A customs union allows free-flowing trade between member nations without making companies pay export taxes, or tariffs, at the border.
However, the members normally have joint trade agreements with countries not in their customs union.
A single market is a deeper form of co-operation, which effectively merges the economies of member states together, allowing the free movement of goods, services, money and people as if they were part of a single country.
Labour and the single market
Mr Corbyn rejected calls from pro-EU figures like Lord Mandelson and a number of his own backbenchers to commit to staying in the EU single market, saying instead that he wanted a "close relationship" with it.
Shadow Brexit Secretary Sir Keir Starmer has not ruled out continuing with free movement of people between the UK and the EU in some form after Brexit, under Labour's plans, but he told BBC News it would have to be negotiated - as would any financial contribution the UK would make.
He said the UK could work "jointly" with the EU after Brexit to strike trade deals with other nations - something the government insists is not possible.
Differences not as big as they seem
Analysis By BBC political correspondent Ian Watson
So the dividing lines are clear politically - if less clear in practice. Clear politically, because the government is committed to coming out of the customs union. And in contrast Labour now says it wants to negotiate "a new comprehensive customs union" with the EU.
That puts clear blue water between opposition and government - and may signal to Remain voters that Labour wants a 'softer' Brexit, staying closer to the EU.
But in practice, there may be fewer differences than meets the eye. Jeremy Corbyn wants a customs union that would still give the UK a say in EU-led trade deals - which the EU may resist.

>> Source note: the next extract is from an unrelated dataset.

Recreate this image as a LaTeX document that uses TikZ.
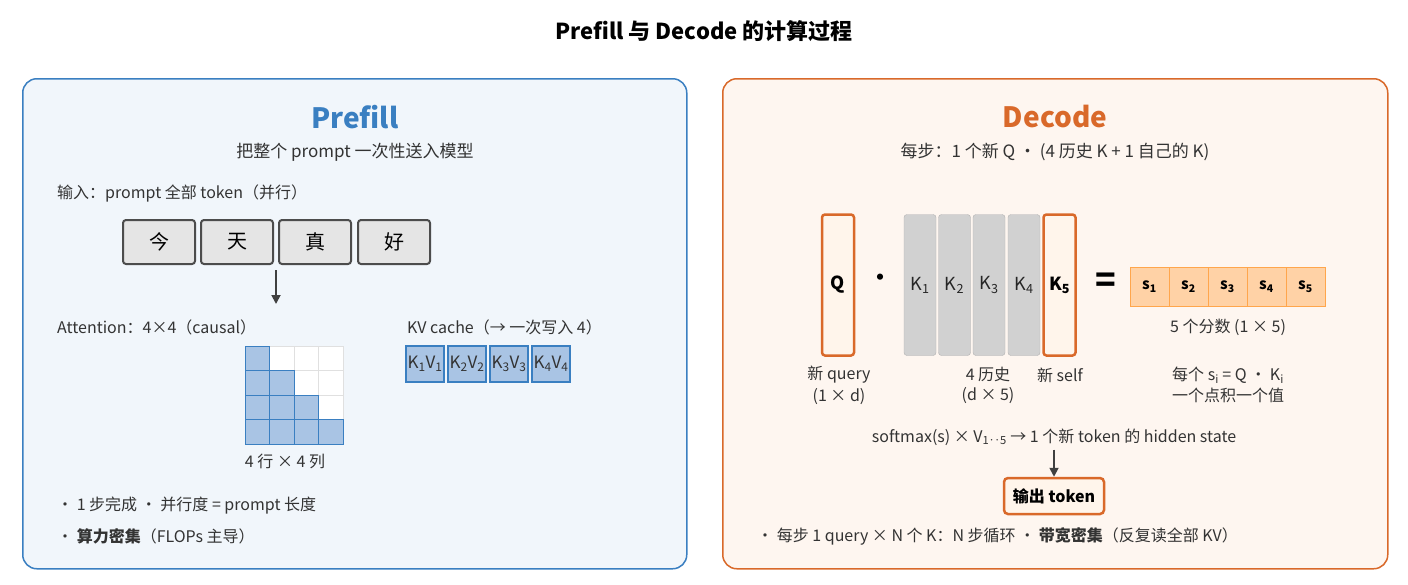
\documentclass[tikz,border=0pt]{standalone}
\usepackage{fontspec}
\setmainfont{Noto Sans CJK SC}
\usetikzlibrary{arrows.meta}
\definecolor{pblue}{HTML}{3A7FC1}
\definecolor{pbg}{HTML}{F1F6FB}
\definecolor{dor}{HTML}{D9692A}
\definecolor{dbg}{HTML}{FEF6F0}
\definecolor{cellb}{HTML}{A9C4E4}
\definecolor{txt}{HTML}{333333}
\newcommand{\fs}[1]{\fontsize{#1}{#1}\selectfont}
\begin{document}
\begin{tikzpicture}[x=1pt,y=-1pt,
  lbl/.style={inner sep=0pt,text=txt,font=\fs{16}},
  tok/.style={draw=black!70,line width=2pt,fill=black!10,rounded corners=3pt,minimum width=72pt,minimum height=44pt,font=\fs{20},inner sep=0pt},
  kv/.style={draw=pblue,line width=1.5pt,fill=cellb,minimum width=38pt,minimum height=36pt,inner sep=0pt,font=\fs{17},text=txt},
  kg/.style={draw=black!30,fill=black!18,rounded corners=3pt,minimum width=32pt,minimum height=141pt,inner sep=0pt,font=\fs{18},text=black!85},
  ko/.style={draw=dor,line width=2.5pt,fill=orange!8,rounded corners=3pt,minimum width=32pt,minimum height=141pt,inner sep=0pt,font=\bfseries\fs{18}},
  sc/.style={draw=orange!70,fill=orange!35,minimum width=39pt,minimum height=39pt,inner sep=0pt,font=\bfseries\fs{15}},
  arr/.style={-{Triangle[length=9pt,width=9pt]},line width=1.8pt,draw=black!75}]
\useasboundingbox (0,0) rectangle (1408,584);
\fill[white] (0,0) rectangle (1408,584);
\node[font=\bfseries\fs{22}] (title) at (704,31) {Prefill 与 Decode 的计算过程};
% left panel
\node[draw=pblue,line width=1.5pt,fill=pbg,rounded corners=14pt,minimum width=664pt,minimum height=490pt,anchor=north west,inner sep=0pt] (lp) at (22,78) {};
\node[font=\bfseries\fs{28},text=pblue] (pt) at (355,117) {Prefill};
\node[lbl,font=\fs{17}] (ps) at (355,152) {把整个 prompt 一次性送入模型};
\node[lbl,anchor=west] (in) at (57,193) {输入：prompt 全部 token（并行）};
\node[tok] (t1) at (159,242) {今};
\node[tok] (t2) at (237,242) {天};
\node[tok] (t3) at (315,242) {真};
\node[tok] (t4) at (394,242) {好};
\coordinate (a1) at (276,270); \coordinate (a2) at (276,304);
\draw[arr] (a1) -- (a2);
\node[lbl,anchor=west] (att) at (57,327) {Attention：4×4（causal）};
\foreach \r in {0,...,3}{\foreach \c in {0,...,3}{
  \ifnum\c>\r
    \draw[draw=black!12,fill=white] (245+24.5*\c,346+24.5*\r) rectangle ++(24.5,24.5);
  \fi}}
\foreach \r in {0,...,3}{\foreach \c in {0,...,3}{
  \ifnum\c>\r\else
    \draw[draw=pblue,fill=cellb] (245+24.5*\c,346+24.5*\r) rectangle ++(24.5,24.5);
  \fi}}
\node[lbl] (gl) at (285,461) {4 行 × 4 列};
\node[lbl,anchor=west] (kvt) at (407,327) {KV cache（→ 一次写入 4）};
\foreach \i in {1,...,4}{
  \node[kv] (kv\i) at (425+42*\i-42,364) {K\textsubscript{\i}V\textsubscript{\i}};}
\node[lbl,anchor=west] (b1) at (57,506) {• 1 步完成 · 并行度 = prompt 长度};
\node[lbl,anchor=west] (b2) at (57,536) {• \textbf{算力密集}（FLOPs 主导）};
% right panel
\node[draw=dor,line width=1.5pt,fill=dbg,rounded corners=14pt,minimum width=665pt,minimum height=490pt,anchor=north west,inner sep=0pt] (rp) at (722,78) {};
\node[font=\bfseries\fs{28},text=dor] (dt) at (1055,117) {Decode};
\node[lbl,font=\fs{17}] (ds) at (1055,152) {每步：1 个新 Q · (4 历史 K + 1 自己的 K)};
\node[ko] (q) at (838,285) {Q};
\node[font=\bfseries\fs{22}] (dot) at (880,280) {·};
\node[kg] (k1) at (920,285) {K\textsubscript{1}};
\node[kg] (k2) at (954.5,285) {K\textsubscript{2}};
\node[kg] (k3) at (989,285) {K\textsubscript{3}};
\node[kg] (k4) at (1024,285) {K\textsubscript{4}};
\node[ko] (k5) at (1059.5,285) {K\textsubscript{5}};
\node[font=\bfseries\fs{34}] (eq) at (1106,283) {=};
\foreach \i in {1,...,5}{
  \node[sc] (s\i) at (1149.5+39*\i-39,286.5) {s\textsubscript{\i}};}
\node[lbl] (sl) at (1228,327) {5 个分数 (1 × 5)};
\node[lbl,align=center] (ql) at (839,385) {新 query\\[4pt](1 × d)};
\node[lbl,align=center] (hl) at (988,385) {4 历史\\[4pt](d × 5)};
\node[lbl] (sfl) at (1060,375) {新 self};
\node[lbl,align=center] (el) at (1228,385) {每个 s\textsubscript{i} = Q · K\textsubscript{i}\\[4pt]一个点积一个值};
\node[lbl] (sm) at (1054,437) {softmax(s) × V\textsubscript{1‥5} → 1 个新 token 的 hidden state};
\node[draw=dor,line width=2.5pt,fill=orange!8,rounded corners=4pt,minimum width=100pt,minimum height=36pt,inner sep=0pt,font=\bfseries\fs{16}] (out) at (1054,496) {输出 token};
\draw[arr] (sm.south) ++(0,4) coordinate (c1) (c1) -- (out.north);
\node[lbl,anchor=west] (b3) at (757,536) {• 每步 1 query × N 个 K：N 步循环 · \textbf{带宽密集}（反复读全部 KV）};
\end{tikzpicture}
\end{document}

And Theresa May has spoken of a new "customs arrangement," which would, er, allow independent trade deals. But it's currently in the government and opposition's political interests to emphasise the differences, not the similarities.
Could the government fall?
Jeremy Corbyn refused to be drawn on whether his policy shift was an attempt to remove Theresa May from office and force a general election.
Tory rebels have been tight-lipped about whether they would vote against Mrs May if it came down to a confidence vote in her premiership, saying that was unlikely to happen.
But Labour MP Frank Field, who backed Leave and said Mr Corbyn was once more Eurosceptic than him, told the BBC that being in a customs union or the single market would be a "deceit" and dismissed suggestions Tory rebels could join with Labour to defeat the government as "fairy tales" and they would win any vote by a large majority.
Jeremy Corbyn used to be a Eurosceptic
Mr Corbyn was an opponent of the EU when he was a backbench Labour MP, as he explained in his speech.
"I have long opposed the embedding of free market orthodoxy and the democratic deficit in the European Union, and that is why I campaigned to 'remain and reform' in the referendum campaign."
He said scepticism was "healthy" but "often the term 'Eurosceptic' in reality became synonymous with 'anti-European' and I am not anti-European at all, I want to see close and progressive cooperation with the whole of Europe after Brexit".
He said this "new relationship" he wanted to negotiate with the EU would ensure Labour could deliver on its plans to nationalise public utilities, invest in industry and curb the outsourcing of public services.
Reaction to Labour's policy shift
Mr Corbyn's speech was welcomed by Britain's largest trade unions while industry body, the CBI, said staying in a customs union would "grow trade without accepting freedom of movement or payments to the EU".
Pro-European Labour MPs said he had not gone far enough and urged him to commit to staying in the single market.
But former UKIP leader Nigel Farage said it was the "first step in a complete Labour sell-out" while the DUP, the party Mrs May relies on to win key votes in the Commons, said it was "cheap political opportunism".
Liberal Democrats leader Sir Vince Cable tweeted that Mr Corbyn's customs union stance was a "small step to sanity", but added: "In #SingleMarket he is still following @theresa-may cake and eat it policy. Just wants red cherries rather than blue raisins."